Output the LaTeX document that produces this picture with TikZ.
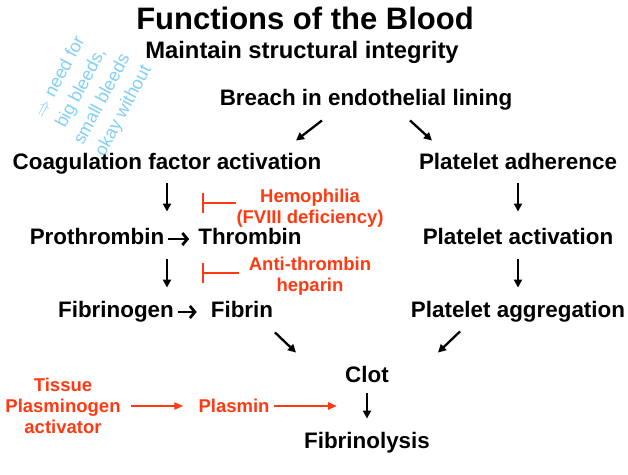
\documentclass[tikz,border=0pt]{standalone}
\usepackage{fontspec}
\setmainfont{Liberation Sans}
\usetikzlibrary{arrows.meta,calc}
\definecolor{inhibred}{HTML}{FF3A12}
\definecolor{penblue}{HTML}{82CFF5}

\begin{document}
\begin{tikzpicture}[
    x=1pt, y=-1pt,
    txt/.style={font=\bfseries\fontsize{22.4}{26}\selectfont, inner sep=0pt, text height=16pt, text depth=4.5pt},
    redtxt/.style={font=\bfseries\fontsize{18.5}{21}\selectfont, text=inhibred, align=center, inner sep=0pt},
    note/.style={font=\fontsize{18}{24}\selectfont, text=penblue, rotate=62, align=center, inner sep=0pt},
    arrow/.style={-{Triangle[length=8pt,width=8pt]}, line width=2.3pt},
    textarrow/.style={-{Straight Barb[length=5pt,width=12pt]}, line width=2.8pt},
    redarrow/.style={-{Triangle[length=9pt,width=7pt]}, line width=2.2pt, draw=inhibred},
    inhibit/.style={-{Bar[width=20pt]}, line width=2.2pt, draw=inhibred}
]
\useasboundingbox (0,0) rectangle (628,474);

% ---- Headings ----
\node[font=\bfseries\fontsize{31}{36}\selectfont, inner sep=0pt] (title) at (305,18) {Functions of the Blood};
\node[font=\bfseries\fontsize{23.8}{28}\selectfont, inner sep=0pt] (subtitle) at (302,52) {Maintain structural integrity};

% ---- Handwritten note ----
\node[note] (scribble) at (92,94) {$\Rightarrow$ need for\\big bleeds,\\small bleeds\\okay without};

% ---- Main chain ----
\node[txt] (breach) at (366,100) {Breach in endothelial lining};
\node[txt] (coag) at (167,164) {Coagulation factor activation};
\node[txt] (prothr) at (97,239) {Prothrombin};
\node[txt] (thromb) at (250,239) {Thrombin};
\node[txt] (fbgen) at (116,312) {Fibrinogen};
\node[txt] (fibrin) at (242,312) {Fibrin};
\node[txt] (adher) at (518,164) {Platelet adherence};
\node[txt] (plact) at (518,239) {Platelet activation};
\node[txt] (plagg) at (518,312) {Platelet aggregation};
\node[txt] (clot) at (367,377) {Clot};
\node[txt] (fibly) at (367,443) {Fibrinolysis};

% ---- Red labels ----
\node[redtxt] (hemo) at (310,208) {Hemophilia\\(FVIII deficiency)};
\node[redtxt] (antith) at (310,276) {Anti-thrombin\\heparin};
\node[redtxt] (tpa) at (63,406) {Tissue\\Plasminogen\\activator};
\node[redtxt] (plasmin) at (234,406) {Plasmin};

% ---- Black arrows ----
\draw[arrow] ($(breach.south)+(-44,10)$) -- ($(coag.north)+(129,-13)$);
\draw[arrow] ($(breach.south)+(44,10)$) -- ($(adher.north)+(-86,-13)$);
\draw[arrow, shorten <=9pt, shorten >=17pt] (coag.south) -- (coag.south |- prothr.north);
\draw[arrow, shorten <=10pt, shorten >=14pt] (coag.south |- prothr.south) -- (coag.south |- fbgen.north);
\draw[arrow, shorten <=9pt, shorten >=17pt] (adher.south) -- (plact.north);
\draw[arrow, shorten <=10pt, shorten >=14pt] (plact.south) -- (plagg.north);
\draw[arrow] ($(fibrin.south)+(33,10)$) -- ($(clot.north)+(-71,-14)$);
\draw[arrow] ($(plagg.south)+(-58,9)$) -- ($(clot.north)+(71,-14)$);
\draw[arrow, shorten <=6pt, shorten >=14pt] (clot.south) -- (fibly.north);

% ---- Conversions ----
\draw[textarrow, shorten <=4pt, shorten >=9pt] (prothr.east) -- (thromb.west);
\draw[textarrow, shorten <=4pt, shorten >=14pt] (fbgen.east) -- (fibrin.west);

% ---- Inhibition ----
\coordinate (stop1) at (202,203);
\coordinate (stop2) at (202,273);
\draw[inhibit] (stop1 -| hemo.west) -- (stop1);
\draw[inhibit, shorten <=10pt] (stop2 -| antith.west) -- (stop2);

% ---- Fibrinolysis path ----
\draw[redarrow, shorten <=10pt, shorten >=15pt] (tpa.east) -- (plasmin.west);
\draw[redarrow, shorten <=4pt, shorten >=8pt] (plasmin.east) -- (plasmin.east -| clot.west);

\end{tikzpicture}
\end{document}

· · ·

EXERCISE |
Images should not appear in the copy; retype the listing above exactly.

CORRECT RESPONSE |
Output the LaTeX document that produces this picture with TikZ.
\documentclass[tikz,border=0pt]{standalone}
\usepackage{fontspec}
\setmainfont{Liberation Sans}
\usetikzlibrary{arrows.meta,calc}
\definecolor{inhibred}{HTML}{FF3A12}
\definecolor{penblue}{HTML}{82CFF5}

\begin{document}
\begin{tikzpicture}[
    x=1pt, y=-1pt,
    txt/.style={font=\bfseries\fontsize{22.4}{26}\selectfont, inner sep=0pt, text height=16pt, text depth=4.5pt},
    redtxt/.style={font=\bfseries\fontsize{18.5}{21}\selectfont, text=inhibred, align=center, inner sep=0pt},
    note/.style={font=\fontsize{18}{24}\selectfont, text=penblue, rotate=62, align=center, inner sep=0pt},
    arrow/.style={-{Triangle[length=8pt,width=8pt]}, line width=2.3pt},
    textarrow/.style={-{Straight Barb[length=5pt,width=12pt]}, line width=2.8pt},
    redarrow/.style={-{Triangle[length=9pt,width=7pt]}, line width=2.2pt, draw=inhibred},
    inhibit/.style={-{Bar[width=20pt]}, line width=2.2pt, draw=inhibred}
]
\useasboundingbox (0,0) rectangle (628,474);

% ---- Headings ----
\node[font=\bfseries\fontsize{31}{36}\selectfont, inner sep=0pt] (title) at (305,18) {Functions of the Blood};
\node[font=\bfseries\fontsize{23.8}{28}\selectfont, inner sep=0pt] (subtitle) at (302,52) {Maintain structural integrity};

% ---- Handwritten note ----
\node[note] (scribble) at (92,94) {$\Rightarrow$ need for\\big bleeds,\\small bleeds\\okay without};

% ---- Main chain ----
\node[txt] (breach) at (366,100) {Breach in endothelial lining};
\node[txt] (coag) at (167,164) {Coagulation factor activation};
\node[txt] (prothr) at (97,239) {Prothrombin};
\node[txt] (thromb) at (250,239) {Thrombin};
\node[txt] (fbgen) at (116,312) {Fibrinogen};
\node[txt] (fibrin) at (242,312) {Fibrin};
\node[txt] (adher) at (518,164) {Platelet adherence};
\node[txt] (plact) at (518,239) {Platelet activation};
\node[txt] (plagg) at (518,312) {Platelet aggregation};
\node[txt] (clot) at (367,377) {Clot};
\node[txt] (fibly) at (367,443) {Fibrinolysis};

% ---- Red labels ----
\node[redtxt] (hemo) at (310,208) {Hemophilia\\(FVIII deficiency)};
\node[redtxt] (antith) at (310,276) {Anti-thrombin\\heparin};
\node[redtxt] (tpa) at (63,406) {Tissue\\Plasminogen\\activator};
\node[redtxt] (plasmin) at (234,406) {Plasmin};

% ---- Black arrows ----
\draw[arrow] ($(breach.south)+(-44,10)$) -- ($(coag.north)+(129,-13)$);
\draw[arrow] ($(breach.south)+(44,10)$) -- ($(adher.north)+(-86,-13)$);
\draw[arrow, shorten <=9pt, shorten >=17pt] (coag.south) -- (coag.south |- prothr.north);
\draw[arrow, shorten <=10pt, shorten >=14pt] (coag.south |- prothr.south) -- (coag.south |- fbgen.north);
\draw[arrow, shorten <=9pt, shorten >=17pt] (adher.south) -- (plact.north);
\draw[arrow, shorten <=10pt, shorten >=14pt] (plact.south) -- (plagg.north);
\draw[arrow] ($(fibrin.south)+(33,10)$) -- ($(clot.north)+(-71,-14)$);
\draw[arrow] ($(plagg.south)+(-58,9)$) -- ($(clot.north)+(71,-14)$);
\draw[arrow, shorten <=6pt, shorten >=14pt] (clot.south) -- (fibly.north);

% ---- Conversions ----
\draw[textarrow, shorten <=4pt, shorten >=9pt] (prothr.east) -- (thromb.west);
\draw[textarrow, shorten <=4pt, shorten >=14pt] (fbgen.east) -- (fibrin.west);

% ---- Inhibition ----
\coordinate (stop1) at (202,203);
\coordinate (stop2) at (202,273);
\draw[inhibit] (stop1 -| hemo.west) -- (stop1);
\draw[inhibit, shorten <=10pt] (stop2 -| antith.west) -- (stop2);

% ---- Fibrinolysis path ----
\draw[redarrow, shorten <=10pt, shorten >=15pt] (tpa.east) -- (plasmin.west);
\draw[redarrow, shorten <=4pt, shorten >=8pt] (plasmin.east) -- (plasmin.east -| clot.west);

\end{tikzpicture}
\end{document}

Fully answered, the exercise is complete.